Back in 1985, the bidding for the cable TV franchise in the nation's capital brought out 100 brave entrepreneurs who invested $1.4 million in a company called District Cablevision. In November 1999, those selfless risk-takers finally cashed out. When the register stopped cha-chinging, they had ended up with $41 million–a whopping 29-to-1 markup. To understand just how fat a return that is, consider that over the same time the S&P 500 has grown a relatively lean 7-to-1.
To get into a deal as superb as the District Cablevision scam, you had to know someone. To be precise, you had to know Mayor Marion Barry–and know him well. The District Cablevision "investment team" included Barry's advisers, friends in government, pals in business, and associates in politics–including a city department head, a Democratic National Committee member, and a big contributor to the mayor's campaigns. These important folks were given 25 percent of the District Cablevision franchise, a $130-million investment, in exchange for about 1 percent of the actual capital cost.
This sort of deal–typical of the arrangements that helped wire America for cable–sanctioned a form of graft in the name of "the public interest." In the late 1970s, when the feds finally allowed cities to issue cable franchises, it took only an instant for local bigwigs and cable operators to realize that they could combine forces and end up really rich.
The key was monopoly–not the Microsoft variety, hashed out in a competitive marketplace, but the real thing, the government-granted-and-enforced type. Cities had the legal authority to control access to municipal rights of way. They seized the opportunity to block multiple cable companies from entering town and gaining market share through open and fair competition. Instead, municipal franchising authorities were commissioned to select a sole licensee who would best serve the public. (Technically, these firms were issued "nonexclusive" franchises, meaning that other companies could theoretically get licenses of their own and compete. I personally know individuals who have spent more than a decade trying to get a second "nonexclusive" franchise. And who have won a Supreme Court case. And still haven't gotten City Hall to issue that franchise.)
To be sure, monopoly franchises were a tough sell. There had to be a cover story, a "public interest" reason why rivals should be blocked from risking private capital in pursuit of customers. The favored rationale: Cable was a "natural monopoly," and hence competition could not be sustained. Only local government was in perfect position to extract promises from franchisees–low prices, excellent service, state-of-the-art technology, "free" infrastructure for schools and libraries.

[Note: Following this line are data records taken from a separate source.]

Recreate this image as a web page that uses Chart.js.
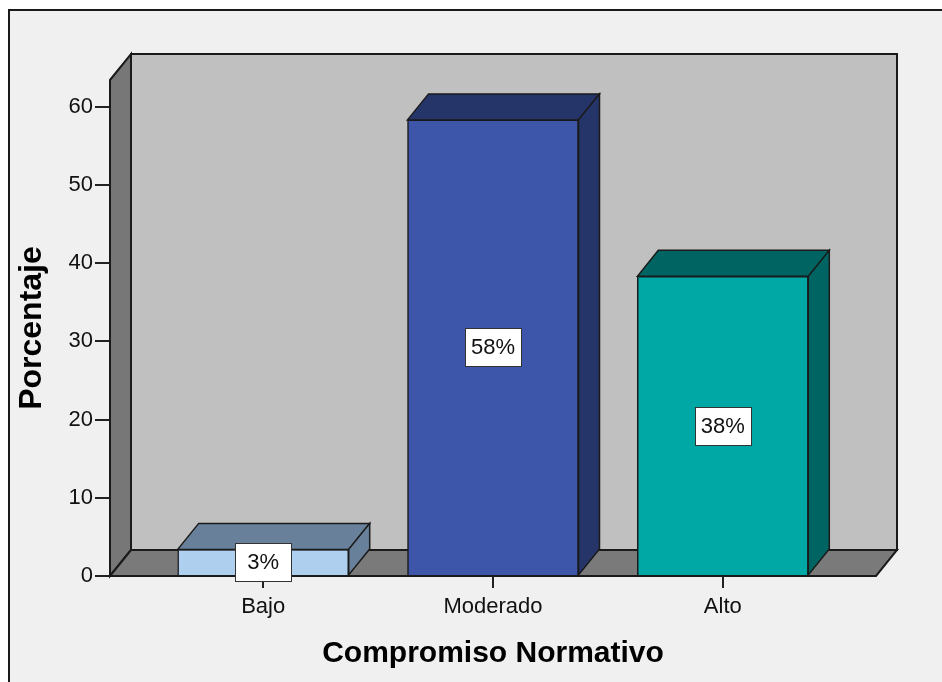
<!DOCTYPE html>
<html>
<head>
<meta charset="utf-8">
<script src="https://cdn.jsdelivr.net/npm/chart.js@4/dist/chart.umd.min.js"></script>
<style>
  html, body { margin: 0; padding: 0; background: #ffffff; }
  canvas { display: block; }
</style>
</head>
<body>
<canvas id="chart" width="942" height="682"></canvas>
<script>
// data
const categories = ['Bajo', 'Moderado', 'Alto'];
const percentages = [3.4, 58.3, 38.3];
const yTicks = [0, 10, 20, 30, 40, 50, 60];

const frontColors = ['#aecfee', '#3d56a9', '#00a8a5'];
const shadeColors = ['#69809a', '#263569', '#006562'];

const DX = 21, DY = -26;
const FONT = "'Liberation Sans', Arial, sans-serif";

function poly(ctx, pts, fill) {
    ctx.beginPath();
    ctx.moveTo(pts[0][0], pts[0][1]);
    for (let i = 1; i < pts.length; i++) ctx.lineTo(pts[i][0], pts[i][1]);
    ctx.closePath();
    ctx.fillStyle = fill;
    ctx.fill();
    ctx.stroke();
}

// frame + walls + floor, drawn behind the bars
const box3d = {
    id: 'box3d',
    beforeDraw(chart) {
        const ctx = chart.ctx;
        ctx.save();
        ctx.fillStyle = '#ffffff';
        ctx.fillRect(0, 0, chart.width, chart.height);
        ctx.fillStyle = '#f0f0f0';
        ctx.fillRect(8, 9, chart.width, chart.height);
        ctx.strokeStyle = '#1a1a1a';
        ctx.lineWidth = 2;
        ctx.beginPath();
        ctx.moveTo(9, chart.height);
        ctx.lineTo(9, 10);
        ctx.lineTo(chart.width, 10);
        ctx.stroke();
        ctx.restore();
    },
    beforeDatasetsDraw(chart) {
        const { left, right, top, bottom } = chart.chartArea;
        const ctx = chart.ctx;
        ctx.save();
        ctx.strokeStyle = '#1a1a1a';
        ctx.lineWidth = 2;
        // back wall
        poly(ctx, [[left + DX, top + DY], [right + DX, top + DY], [right + DX, bottom + DY], [left + DX, bottom + DY]], '#c0c0c0');
        // side wall
        poly(ctx, [[left, top], [left + DX, top + DY], [left + DX, bottom + DY], [left, bottom]], '#777777');
        // floor
        poly(ctx, [[left, bottom], [left + DX, bottom + DY], [right + DX, bottom + DY], [right, bottom]], '#7a7a7a');
        ctx.restore();
    },
    afterDatasetsDraw(chart) {
        const ctx = chart.ctx;
        const bars = chart.getDatasetMeta(0).data;
        ctx.save();
        ctx.strokeStyle = '#1a1a1a';
        ctx.lineWidth = 1.5;
        bars.forEach((bar, i) => {
            const { x, y, base, width } = bar.getProps(['x', 'y', 'base', 'width'], true);
            const l = x - width / 2, r = x + width / 2;
            // top face
            poly(ctx, [[l, y], [l + DX, y + DY], [r + DX, y + DY], [r, y]], shadeColors[i]);
            // right face
            poly(ctx, [[r, y], [r + DX, y + DY], [r + DX, base + DY], [r, base]], shadeColors[i]);
        });
        // value labels
        ctx.font = '22px ' + FONT;
        ctx.textAlign = 'center';
        ctx.textBaseline = 'middle';
        ctx.lineWidth = 1;
        bars.forEach((bar, i) => {
            const { x, y, base } = bar.getProps(['x', 'y', 'base'], true);
            const cy = Math.round((y + base) / 2);
            const bx = Math.round(x - 28) + 0.5, by = cy - 19 + 0.5;
            ctx.fillStyle = '#ffffff';
            ctx.fillRect(bx, by, 56, 38);
            ctx.strokeStyle = '#333333';
            ctx.strokeRect(bx, by, 56, 38);
            ctx.fillStyle = '#111111';
            ctx.fillText(Math.round(percentages[i]) + '%', x, cy + 1);
        });
        ctx.restore();
    }
};

new Chart(document.getElementById('chart'), {
    type: 'bar',
    data: {
        datasets: [{
            data: percentages.map((v, i) => ({ x: i, y: v })),
            backgroundColor: frontColors,
            borderColor: '#1a1a1a',
            borderWidth: 1.5,
            barThickness: 171
        }]
    },
    options: {
        responsive: false,
        animation: false,
        events: [],
        layout: { padding: { left: 0, top: 80, right: 66, bottom: 0 } },
        plugins: {
            legend: { display: false },
            tooltip: { enabled: false }
        },
        scales: {
            x: {
                type: 'linear',
                offset: false,
                min: -2 / 3,
                max: 2 + 2 / 3,
                afterBuildTicks: s => { s.ticks = categories.map((c, i) => ({ value: i })); },
                afterFit: s => { s.height = 106; },
                ticks: {
                    callback: v => categories[v],
                    color: '#111111',
                    font: { family: FONT, size: 22 },
                    padding: 6,
                    maxRotation: 0
                },
                grid: { offset: false, drawOnChartArea: false, tickLength: 12, color: '#222222', lineWidth: 2 },
                border: { display: false },
                title: {
                    display: true,
                    text: 'Compromiso Normativo',
                    color: '#000000',
                    font: { family: FONT, size: 30, weight: 'bold' },
                    padding: { top: 0, bottom: 10 }
                }
            },
            y: {
                min: 0,
                max: 63.4,
                afterBuildTicks: s => { s.ticks = yTicks.map(v => ({ value: v })); },
                afterFit: s => { s.width = 110; },
                ticks: {
                    color: '#111111',
                    font: { family: FONT, size: 22 },
                    padding: 2
                },
                grid: { drawOnChartArea: false, tickLength: 15, color: '#222222', lineWidth: 2 },
                border: { display: false },
                title: {
                    display: true,
                    text: 'Porcentaje',
                    color: '#000000',
                    font: { family: FONT, size: 32, weight: 'bold' },
                    padding: { top: 13, bottom: 0 }
                }
            }
        }
    },
    plugins: [box3d]
});
</script>
</body>
</html>
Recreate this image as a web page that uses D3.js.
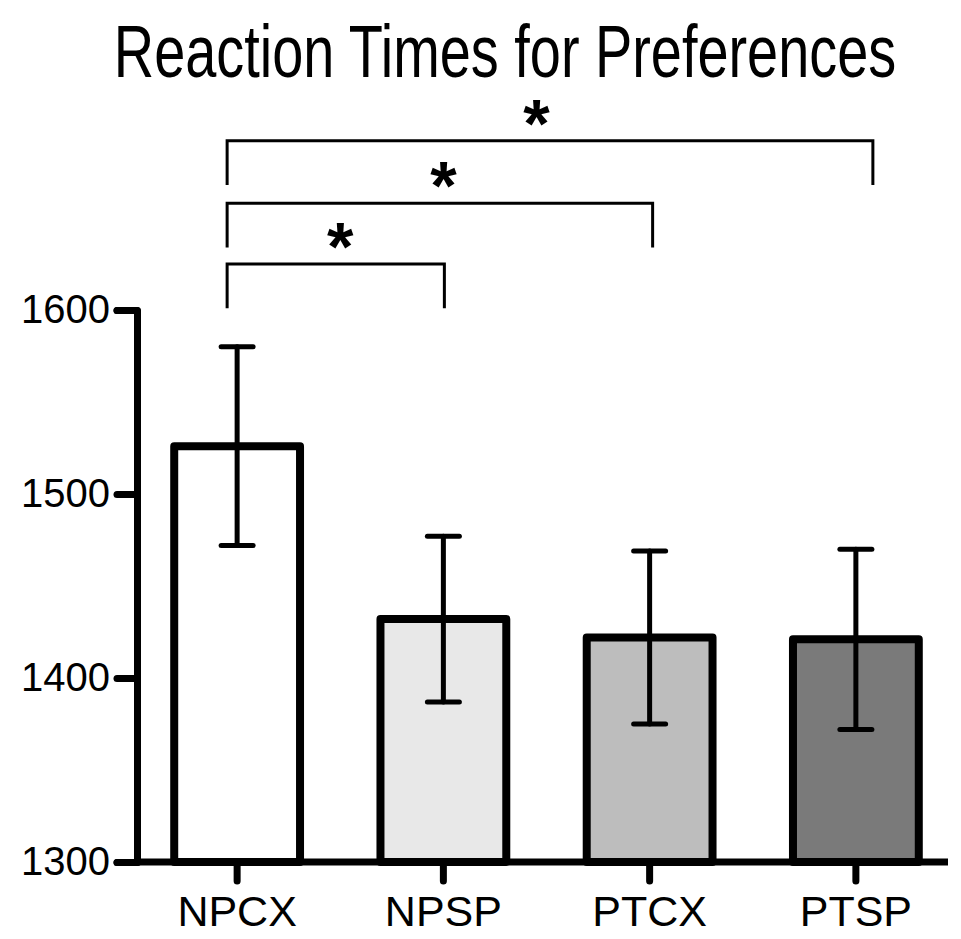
<!DOCTYPE html>
<html>
<head>
<meta charset="utf-8">
<script src="https://cdn.jsdelivr.net/npm/d3@7"></script>
<style>
  body { margin: 0; background: #fff; }
  text { font-family: "Liberation Sans", Arial, sans-serif; }
</style>
</head>
<body>
<div id="chart"></div>
<script>
// chart data
const categories = ["NPCX", "NPSP", "PTCX", "PTSP"];
const means = [1526, 1432, 1422, 1421];
const errors = [54, 45, 47, 49];
const fills = ["#ffffff", "#e8e8e8", "#bdbdbd", "#7a7a7a"];
const yTicks = [1300, 1400, 1500, 1600];
// significance brackets: [from, to, level]
const bracketFrom = ["NPCX", "NPCX", "NPCX"];
const bracketTo = ["NPSP", "PTCX", "PTSP"];
const bracketLevel = [1625, 1658, 1692];
const bracketLabel = ["*", "*", "*"];

const width = 961, height = 939;
const axisX = 137;

const svg = d3.select("#chart")
    .append("svg")
    .attr("width", width)
    .attr("height", height);

const x = d3.scaleBand()
    .domain(categories)
    .range([134, 959])
    .paddingInner(0.39)
    .paddingOuter(0.195);

const y = d3.scaleLinear()
    .domain([1300, 1600])
    .range([862, 310]);

const cx = d => x(d) + x.bandwidth() / 2;

// title (condensed horizontally like the original)
const title = svg.append("text")
    .attr("text-anchor", "middle")
    .attr("font-size", 74)
    .attr("transform", "translate(505,77) scale(0.755,1)")
    .text("Reaction Times for Preferences");

// bars
svg.selectAll("rect.bar")
    .data(categories)
    .join("rect")
    .attr("class", "bar")
    .attr("x", d => x(d))
    .attr("width", x.bandwidth())
    .attr("y", (d, i) => y(means[i]))
    .attr("height", (d, i) => y(1300) - y(means[i]))
    .attr("fill", (d, i) => fills[i])
    .attr("stroke", "#000")
    .attr("stroke-width", 8)
    .attr("stroke-linejoin", "round");

// error bars
const eb = svg.selectAll("g.err")
    .data(categories)
    .join("g")
    .attr("class", "err")
    .attr("stroke", "#000")
    .attr("stroke-width", 5)
    .attr("stroke-linecap", "round");
eb.append("line")
    .attr("x1", d => cx(d)).attr("x2", d => cx(d))
    .attr("y1", (d, i) => y(means[i] + errors[i]))
    .attr("y2", (d, i) => y(means[i] - errors[i]));
eb.append("line")
    .attr("x1", d => cx(d) - 16).attr("x2", d => cx(d) + 16)
    .attr("y1", (d, i) => y(means[i] + errors[i]))
    .attr("y2", (d, i) => y(means[i] + errors[i]));
eb.append("line")
    .attr("x1", d => cx(d) - 16).attr("x2", d => cx(d) + 16)
    .attr("y1", (d, i) => y(means[i] - errors[i]))
    .attr("y2", (d, i) => y(means[i] - errors[i]));

// y axis
const yAxis = svg.append("g")
    .attr("transform", `translate(${axisX},0)`)
    .call(d3.axisLeft(y).tickValues(yTicks).tickSize(20).tickPadding(7).tickFormat(d3.format("d")));
yAxis.select(".domain").attr("stroke-width", 7).attr("stroke-linejoin", "round").attr("stroke-linecap", "round");
yAxis.selectAll(".tick line").attr("stroke-width", 7).attr("stroke-linecap", "round");
yAxis.selectAll(".tick text")
    .attr("font-size", 40)
    .attr("fill", "#000")
    .style("font-family", "'Liberation Sans', Arial, sans-serif");

// x axis
svg.append("line")
    .attr("x1", axisX).attr("x2", 948)
    .attr("y1", y(1300)).attr("y2", y(1300))
    .attr("stroke", "#000").attr("stroke-width", 7);
const xAxis = svg.append("g")
    .attr("transform", `translate(0,${y(1300)})`)
    .call(d3.axisBottom(x).tickSize(19).tickPadding(14).tickSizeOuter(0));
xAxis.select(".domain").remove();
xAxis.selectAll(".tick line").attr("stroke-width", 7).attr("stroke-linecap", "round");
xAxis.selectAll(".tick text")
    .attr("font-size", 43)
    .attr("fill", "#000")
    .style("font-family", "'Liberation Sans', Arial, sans-serif");

// significance brackets
const leftNudge = -10, rightNudge = [1, 3, 17];
const drop = 24;
bracketLevel.forEach((lvl, i) => {
    const x1 = cx(bracketFrom[i]) + leftNudge;
    const x2 = cx(bracketTo[i]) + rightNudge[i];
    svg.append("path")
        .attr("d", `M${x1},${y(lvl - drop)}V${y(lvl)}H${x2}V${y(lvl - drop)}`)
        .attr("fill", "none")
        .attr("stroke", "#000")
        .attr("stroke-width", 3);
    svg.append("text")
        .attr("x", (cx(bracketFrom[i]) + cx(bracketTo[i])) / 2 - (i === 2 ? 10 : 0))
        .attr("y", y(lvl) + 6)
        .attr("text-anchor", "middle")
        .attr("font-size", 68)
        .attr("font-weight", "bold")
        .text(bracketLabel[i]);
});
</script>
</body>
</html>
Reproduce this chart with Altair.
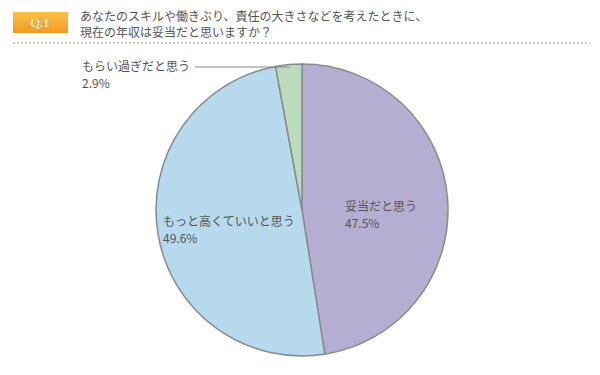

To get the franchise, cable companies would set up a dummy corporation and issue 20 percent of the stock to "rent-a-citizens," local investors selected for their influence with the mayor and city council. (In D.C., the local distribution was 25 percent, perhaps owing to the area's greater sophistication in such matters.)
The companies did in fact make promises to get the franchises. Big, fat, juicy promises. District Cablevision, for instance, pledged to provide 78 channels of programming, an "Information-net" for local government, quick implementation, and low prices. And, of course, it promised to keep control local, running the system with minority investors who were active in the community.
So what happened once District Cablevision won the franchise? Within two months the company came back to the city council to renegotiate its terms. The system was quickly sold to TCI, the world's largest cable firm, and the photo ops with local African-American "owners" quickly faded into the misty watercolors of the parent corporation's annual report. The system took forever to construct; nearly half the city still could not get cable service into the 1990s. The I-net has never been built, and the bargain prices never materialized–rates began at nearly double the promised level. Even today, some 15 years and generations of telecommunications technology later, the system boasts less capacity than originally promised.
That's the sizzling performance that led to the 29-to-1 return. With the sale of TCI to AT&T in 1999, the Courageous 100 lined up to cash in. As per the terms of the deal, they needed the city council's permission to sell. According to all reports, the city council was outraged–at the decade-plus of broken promises, the years of abysmal service, the shoddy technology, the rising prices, and the arrogant attitude that have made "District Cablevision" a swear word throughout the city.
So how did the council vent its righteous anger? In a way that seems a fitting end to an affair conducted not merely in the name of but at the expense of the public. The council approved the franchise transfer in a unanimous vote.